Published results indicated that a high proportion of vaccinated infants and children retain protective concentrations of anti-HBs in adolescence and exhibit a booster response if revaccinated which might be because of natural boosting from exposure to HBV-infected persons in the household and community [23]. Marseglia et al. [29] mentioned that the fact that three diabetics and five controls with anti-HBs median value of 150 mIU/ml reached a level of >1000 mIU/ml 4 years later is consistent with the hypothesis of anamnestic response after a natural exposure. The above justification matched well our results as it was found that all diabetics (n=4) who were exposed to HBV infection (anti-HBc positive) gained a protective level of anti- HBs after a single booster. Moreover, all the low responders (4 healthy and 4 diabetics) after either 1^st or 2^nd booster doses were anti- HBc negative.

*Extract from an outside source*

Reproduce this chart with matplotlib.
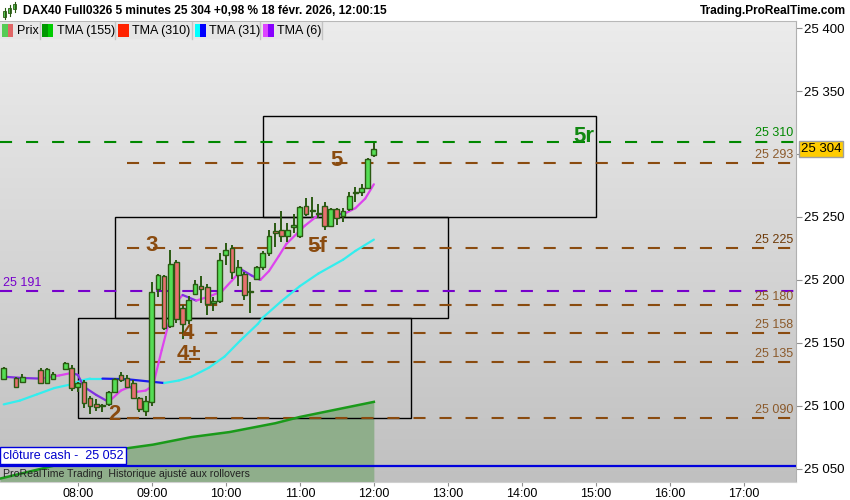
import numpy as np
import matplotlib
matplotlib.use('Agg')
import matplotlib.pyplot as plt
from matplotlib.colors import LinearSegmentedColormap
from matplotlib.collections import LineCollection
from matplotlib.patches import Rectangle

plt.rcParams['font.family'] = ['Liberation Sans', 'DejaVu Sans']


def hrs(t):
    hh, mm = t.split(':')
    return int(hh) + int(mm) / 60.0


def fmt(v):
    return f'{v:,}'.replace(',', ' ')


# --- bougies 5 minutes (DAX40 Full0326) ---
times = ['07:00', '07:10', '07:15', '07:30', '07:35', '07:40', '07:50', '07:55',
         '08:00', '08:05', '08:10', '08:15', '08:20', '08:25', '08:30', '08:35',
         '08:40', '08:45', '08:50', '08:55', '09:00', '09:05', '09:10', '09:15',
         '09:20', '09:25', '09:30', '09:35', '09:40', '09:45', '09:50', '09:55',
         '10:00', '10:05', '10:10', '10:15', '10:20', '10:25', '10:30', '10:35',
         '10:40', '10:45', '10:50', '10:55', '11:00', '11:05', '11:10', '11:15',
         '11:20', '11:25', '11:30', '11:35', '11:40', '11:45', '11:50', '11:55',
         '12:00']
opens = [25121, 25122, 25119, 25128, 25118, 25121, 25129, 25130,
         25115, 25119, 25106, 25101, 25100, 25101, 25111, 25124,
         25122, 25118, 25106, 25096, 25103, 25193, 25203, 25163,
         25214, 25178, 25168, 25189, 25195, 25194, 25182, 25183,
         25220, 25225, 25204, 25205, 25190, 25201, 25210, 25221,
         25239, 25240, 25235, 25242, 25235, 25259, 25255, 25252,
         25259, 25243, 25256, 25251, 25256, 25269, 25270, 25273,
         25299]
highs = [25131, 25123, 25125, 25130, 25130, 25127, 25135, 25132,
         25119, 25120, 25108, 25105, 25101, 25112, 25122, 25127,
         25124, 25120, 25107, 25108, 25198, 25205, 25204, 25224,
         25216, 25180, 25187, 25200, 25203, 25197, 25186, 25221,
         25229, 25228, 25216, 25206, 25198, 25211, 25223, 25240,
         25245, 25255, 25245, 25252, 25259, 25265, 25266, 25260,
         25262, 25257, 25257, 25257, 25270, 25274, 25276, 25297,
         25309]
lows = [25120, 25114, 25118, 25117, 25117, 25120, 25128, 25112,
        25111, 25098, 25093, 25096, 25095, 25100, 25110, 25119,
        25114, 25105, 25095, 25092, 25100, 25186, 25160, 25162,
        25166, 25153, 25165, 25188, 25182, 25172, 25175, 25182,
        25212, 25201, 25195, 25184, 25174, 25200, 25208, 25219,
        25226, 25230, 25230, 25237, 25233, 25251, 25249, 25249,
        25240, 25242, 25244, 25246, 25255, 25262, 25267, 25272,
        25298]
closes = [25130, 25115, 25123, 25118, 25129, 25125, 25134, 25114,
          25118, 25102, 25100, 25099, 25100, 25111, 25121, 25120,
          25115, 25106, 25097, 25104, 25190, 25204, 25162, 25213,
          25169, 25165, 25184, 25197, 25193, 25181, 25182, 25216,
          25224, 25206, 25210, 25188, 25190, 25210, 25221, 25235,
          25237, 25235, 25240, 25244, 25258, 25252, 25255, 25253,
          25243, 25256, 25249, 25255, 25267, 25269, 25273, 25296,
          25304]

# --- moyennes TMA ---
tma6_t = ['07:00', '07:15', '07:30', '07:45', '07:55', '08:00', '08:05', '08:15',
          '08:25', '08:35', '08:42', '08:48', '08:55', '09:01', '09:08', '09:13',
          '09:18', '09:25', '09:36', '09:47', '09:57', '10:05', '10:13', '10:21',
          '10:28', '10:35', '10:43', '10:49', '11:04', '11:15', '11:26', '11:35',
          '11:45', '11:53', '12:00']
tma6_v = [25123, 25122, 25121.5, 25124, 25126, 25124.5, 25115, 25108.5,
          25103, 25112, 25115, 25111, 25112, 25116, 25144, 25163,
          25180, 25188, 25183.5, 25187, 25191, 25199.5, 25208, 25203.4,
          25200, 25207, 25219, 25228.5, 25243, 25251.6, 25253.4, 25252,
          25257, 25264.6, 25276]

tma31_t = ['07:00', '07:13', '07:27', '07:41', '07:55', '08:03', '08:10', '08:20',
           '08:40', '09:00', '09:10', '09:22', '09:32', '09:46', '09:59', '10:12',
           '10:26', '10:30', '10:45', '11:00', '11:15', '11:35', '11:45', '12:00']
tma31_v = [25101, 25104, 25109, 25114, 25117, 25120, 25121.5, 25121.5,
           25121, 25119, 25118, 25120, 25123, 25130, 25139, 25152,
           25165, 25170, 25183, 25195, 25205, 25216, 25223, 25232]

tma155_t = ['06:57', '08:39', '09:01', '09:32', '10:03', '10:40', '11:00', '11:30', '12:00']
tma155_v = [25042, 25066, 25069, 25075, 25079, 25086, 25091, 25097, 25103]

# --- niveaux et zones ---
level_green = 25310
levels_brown = [25293, 25225, 25180, 25158, 25135, 25090]
level_purple = 25191
cash_close = 25052
last_price = 25304
brown_start = '08:40'

box_start = ['08:00', '08:30', '10:30']
box_end = ['12:30', '13:00', '15:00']
box_low = [25090, 25170, 25250]
box_high = [25170, 25250, 25330]

wave_labels = ['2', '3', '4', '4±', '5', '5f']
wave_t = ['08:30', '09:00', '09:29', '09:30', '11:30', '11:14']
wave_p = [25092.6, 25227.7, 25157, 25140.3, 25294.5, 25226.6]

x_ticks = ['08:00', '09:00', '10:00', '11:00', '12:00', '13:00', '14:00', '15:00', '16:00', '17:00']
y_ticks = [25050, 25100, 25150, 25200, 25250, 25300, 25350, 25400]

BROWN = '#8a4b0f'
BROWN_TXT = '#8b5a2b'
GREEN_LVL = '#008800'
PURPLE = '#7700cc'

W, H = 850, 500
fig = plt.figure(figsize=(W / 100, H / 100), dpi=100)
fig.patch.set_facecolor('white')
# zone de tracé : x 0..796 px, y 21..482 px
ax = fig.add_axes([0, (H - 482) / H, 796 / W, (482 - 21) / H])

xmin, xmax = hrs('06:57') - 0.0005, 17.703
ymin, ymax = 25039.3, 25405.8

# fond en dégradé
cmap = LinearSegmentedColormap.from_list('bg', ['#ececec', '#c0c0c0'])
ax.imshow(np.linspace(0, 1, 256).reshape(-1, 1), cmap=cmap, aspect='auto',
          extent=[0, 1, 0, 1], transform=ax.transAxes, zorder=0)

# TMA 155 + remplissage
t155 = [hrs(t) for t in tma155_t]
ax.fill_between(t155, tma155_v, ymin, color='#8fae8b', zorder=1, lw=0)
ax.plot(t155, tma155_v, color='#1a9a1a', lw=1.8, zorder=4)

# clôture cash
ax.axhline(cash_close, color='#0000dd', lw=1.6, zorder=4)

# rectangles
for s, e, lo, hi in zip(box_start, box_end, box_low, box_high):
    ax.add_patch(Rectangle((hrs(s), lo), hrs(e) - hrs(s), hi - lo,
                           fill=False, edgecolor='black', lw=1.0, zorder=2))

dash = (0, (5.8, 6.7))
ax.axhline(level_green, color=GREEN_LVL, lw=1.5, ls=dash, zorder=3)
ax.axhline(level_purple, color=PURPLE, lw=1.5, ls=dash, zorder=3)
ax.hlines(levels_brown, hrs(brown_start), xmax, color=BROWN, lw=1.5, ls=dash, zorder=3)


def slope_line(xs, ys, up, down, lw):
    pts = np.column_stack([xs, ys])
    segs = np.stack([pts[:-1], pts[1:]], axis=1)
    cols = [up if b >= a else down for a, b in zip(ys[:-1], ys[1:])]
    ax.add_collection(LineCollection(segs, colors=cols, linewidths=lw,
                                     capstyle='round', zorder=4))


slope_line([hrs(t) for t in tma31_t], tma31_v, '#33eeee', '#1a1aee', 1.6)
slope_line([hrs(t) for t in tma6_t], tma6_v, '#dd44ee', '#8030e0', 1.6)

# bougies
tx = np.array([hrs(t) for t in times])
o = np.array(opens); c = np.array(closes)
ax.vlines(tx, lows, highs, color='#2a5a12', lw=1.4, zorder=5)
body_col = np.where(c >= o, '#55dd55', '#e87070')
ax.bar(tx, np.maximum(np.abs(c - o), 0.9), bottom=np.minimum(o, c), width=0.064,
       color=body_col, edgecolor='#2a5a12', linewidth=1.0, zorder=6)

# étiquettes des vagues
for lab, t, p in zip(wave_labels, wave_t, wave_p):
    ax.text(hrs(t), p, lab, color=BROWN, fontsize=16, fontweight='bold',
            ha='center', va='center', zorder=7)
ax.text(hrs('14:50'), 25313.6, '5r', color='#118811', fontsize=16, fontweight='bold',
        ha='center', va='center', zorder=7)

# étiquettes des niveaux
ytr = ax.get_yaxis_transform()
ax.annotate(fmt(level_green), xy=(1, level_green), xycoords=ytr,
            xytext=(-2, 1.5), textcoords='offset points', ha='right', va='bottom',
            color=GREEN_LVL, fontsize=9, zorder=7)
for lv in levels_brown:
    ax.annotate(fmt(lv), xy=(1, lv), xycoords=ytr,
                xytext=(-2, 1.5), textcoords='offset points', ha='right', va='bottom',
                color=('#6e3a08' if lv == 25225 else BROWN_TXT), fontsize=9, zorder=7)
ax.annotate(fmt(level_purple), xy=(0, level_purple), xycoords=ytr,
            xytext=(2, 1.5), textcoords='offset points', ha='left', va='bottom',
            color=PURPLE, fontsize=9, zorder=7)
ax.annotate(f'clôture cash -  {fmt(cash_close)}', xy=(0, cash_close), xycoords=ytr,
            xytext=(2, 3), textcoords='offset points', ha='left', va='bottom',
            color='#0000cc', fontsize=9, zorder=7,
            bbox=dict(boxstyle='square,pad=0.2', fc='white', ec='#0000dd', lw=1))

# prix courant
ax.text(1.006, last_price, fmt(last_price), transform=ytr,
        ha='left', va='center', fontsize=9.5, color='black', zorder=8, clip_on=False,
        bbox=dict(boxstyle='square,pad=0.15', fc='#ffcc00', ec='#a0a0a0', lw=1))

# axes
ax.set_xlim(xmin, xmax)
ax.set_ylim(ymin, ymax)
ax.yaxis.tick_right()
ax.set_yticks(y_ticks)
ax.set_yticklabels([('' if v == 25300 else fmt(v)) for v in y_ticks], fontsize=9.5)
ax.set_xticks([hrs(t) for t in x_ticks])
ax.set_xticklabels(x_ticks, fontsize=9)
ax.tick_params(axis='y', length=4, color='#909090', pad=2)
ax.tick_params(axis='x', length=3, color='#909090', pad=1)
ax.spines['left'].set_visible(False)
ax.spines['right'].set_color('#b0b0b0')
ax.spines['top'].set_color('#b8b8b8')
ax.spines['bottom'].set_color('#d0d0d0')

# en-tête et légende (coordonnées en pixels)
deco = fig.add_axes([0, 0, 1, 1], zorder=10)
deco.set_xlim(0, W)
deco.set_ylim(H, 0)
deco.axis('off')
deco.patch.set_visible(False)

deco.text(3, 474, 'ProRealTime Trading  Historique ajusté aux rollovers',
          fontsize=7.6, color='#222222', ha='left', va='center')

# icône
for x0, y0, y1, yb0, yb1 in [(5, 8, 19, 11, 17), (10, 5, 16, 8, 13), (15, 2, 12, 4, 9)]:
    deco.plot([x0, x0], [y0, y1], color='#2a5a12', lw=0.8)
    deco.add_patch(Rectangle((x0 - 1.5, yb0), 3, yb1 - yb0, fc='#55cc55', ec='#2a5a12', lw=0.6))
deco.text(23, 11, 'DAX40 Full0326 5 minutes 25 304 +0,98 % 18 févr. 2026, 12:00:15',
          fontsize=8.6, fontweight='bold', ha='left', va='center', color='black')
deco.text(846, 11, 'Trading.ProRealTime.com', fontsize=8.6, fontweight='bold',
          ha='right', va='center', color='black')

legend_items = ['Prix', 'TMA (155)', 'TMA (310)', 'TMA (31)', 'TMA (6)']
legend_cols = [('#55cc55', '#e06666'), ('#009900', '#00cc00'), ('#ff2200', '#ff2200'),
               ('#00ffff', '#0000ff'), ('#dd44ff', '#8800ff')]
cell_x = [0, 40, 115.5, 192.5, 260.5, 322]
for i, (lab, (c1, c2)) in enumerate(zip(legend_items, legend_cols)):
    xa, xb = cell_x[i], cell_x[i + 1]
    deco.add_patch(Rectangle((xa, 22), xb - xa, 17, fc='#e6e6e6', ec='none'))
    deco.plot([xb, xb], [22, 39], color='#c4c4c4', lw=1)
    deco.add_patch(Rectangle((xa + 2.5, 24), 5.5, 13, fc=c1, ec='none'))
    deco.add_patch(Rectangle((xa + 8, 24), 5.5, 13, fc=c2, ec='none'))
    deco.text(xa + 17, 31, lab, fontsize=9, ha='left', va='center', color='black')

fig.savefig('out.png', dpi=100)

The question that remains to be answered is how long immune memory will last and hence when to provide a booster dose. Bialek et al. [23] recommended the application of the extra booster dose at age of 4-5 years, while others considered it is unnecessary until 10 years of age [21]. Moreover, John and Cooksley [31] did not recommend booster vaccination before 15 years of age. Optimally, booster vaccination should be recommended at a point in time when majority of vaccinees actually begin to lose protection [32]. The results of present study verified that incorporating a booster dose of HBV vaccine into the routine childhood vaccination schedule would be best timed at 12 years old for diabetic students while it remains a debatable issue at 13.5 years old for healthy students.

In conclusion, type 1 diabetic adolescents are hyporesponsive to HBV vaccination and show more rapid decline of protective anti-HBs compared to healthy ones. Adequate protection against HBV infection among students with unprotective anti-HBs level could be achieved after two booster doses for healthy students and three booster doses for diabetic ones. Therefore, we recommend a booster dose for diabetic children 12 years after initial vaccination in Egypt.